The Economic Recovery Tax Act of 1981 (Pub.L. 97-34), also known as the ERTA or "Kemp-Roth Tax Cut," was a federal law enacted in the United States in 1981. It was an Act "to amend the Internal Revenue Code of 1954 to encourage economic growth through reductions in individual income tax rates, the expensing of depreciable property, incentives for small businesses, and incentives for savings, and for other purposes".[1] Included in the act was an across-the-board decrease in the marginal income tax rates in the U.S. by 23% over three years, with the top rate falling from 70% to 50% and the bottom rate dropping from 14% to 11%. This act slashed estate taxes and trimmed taxes paid by business corporations by $150 billion over a five year period. Additionally the tax rates were indexed for inflation, though the indexing was delayed until 1985.
The Act's sponsors, Representative Jack Kemp of New York and Senator William V. Roth, Jr. of Delaware, had hoped for more significant tax cuts, but settled on this bill after a great debate in Congress. It passed Congress on August 4, 1981 and was signed into law on August 13, 1981 by President Ronald Reagan at Rancho del Cielo, his California ranch.
The Office of Tax Analysis of the United States Department of the Treasury summarized the tax changes as follows[2]:
- phased-in 23% cut in individual tax rates over 3 years; top rate dropped from 70% to 50%
- accelerated depreciation deductions; replaced depreciation system with ACRS
- indexed individual income tax parameters (beginning in 1985)
- created 10% exclusion on income for two-earner married couples ($3,000 cap)
- phased-in increase in estate tax exemption from $175,625 to $600,000 in 1987
- reduced windfall profit taxes
- allowed all working taxpayers to establish IRAs
- expanded provisions for employee stock ownership plans (ESOPs)
- replaced $200 interest exclusion with 15% net interest exclusion ($900 cap) (begin in 1985)
The accelerated depreciation changes were repealed by Tax Equity and Fiscal Responsibility Act of 1982 and the 15% interest exclusion repealed before it took effect by the Deficit Reduction Act of 1984.
The most lasting impact and significant change of the Act was the indexing of the tax code parameters for inflation. Of nine federal tax laws between 1968 and this Act, six were tax cuts compensating for inflation driven bracket creep.[2] Following enactment in August 1981, the first 5% of the 25% total cuts took place beginning in October of the same year. An additional 10% began in July 1982, followed by a third decrease of 10% beginning in July 1983.[3]
As a result of ERTA and other tax acts in the 1980s, the top 10% were paying 57.2% of total income taxes by 1988 - up from 48% in 1981[3] - while the bottom 50% of earners share dropped from 7.5% to 5.7% in the same period.

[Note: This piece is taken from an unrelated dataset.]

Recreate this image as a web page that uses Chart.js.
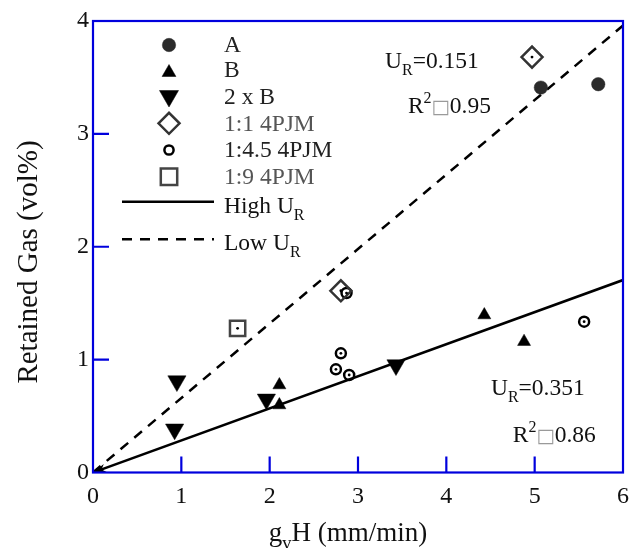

The total share borne by middle income earners of the 50th to 95th percentile decreased from 57.5% to 48.7% between 1981 and 1988.[4] Much of the increase can be attributed to the decrease in capital gains taxes, while the ongoing recession and subsequently high unemployment contributed to stagnation among other income groups until the mid-1980s.[5] Another explanation is any such across the board tax cut removes some from the tax rolls. Those remaining pay a higher percentage of a now smaller tax pie even though they pay less in absolute taxes.
In addition to changes in marginal tax rates, the capital gains tax was reduced from 28% to 20% under ERTA. Afterwards revenue from the capital gains tax increased 50% by 1983 from $12.5 billion in 1980 to over $18 billion in 1983.[3] In 1986, revenue from the capital gains tax rose to over $80 billion; following restoration of the rate to 28% from 20% effective 1987, capital gains revenues declined through 1991.[3]
Critics claim the tax cuts worsened the deficits in the budget of the United States government. Reagan supporters credit them with helping the 1980s economic expansion[6] that eventually lowered the deficits. After peaking in 1986 at $221 billion the deficit fell to $152 billion by 1989.[7] Supporters of the tax cuts also argue, using the Laffer curve, tax cuts increased government revenue. This is hotly disputed—-critics contend, although government income tax receipts did rise, it was due to—arguably Keynesian—economic growth, not tax cuts, and would have risen more if the tax cuts had not occurred; in fact, revenue was down more than 4% the fourth year after enactment.[8] Supporters see the growth as caused by the tax cuts.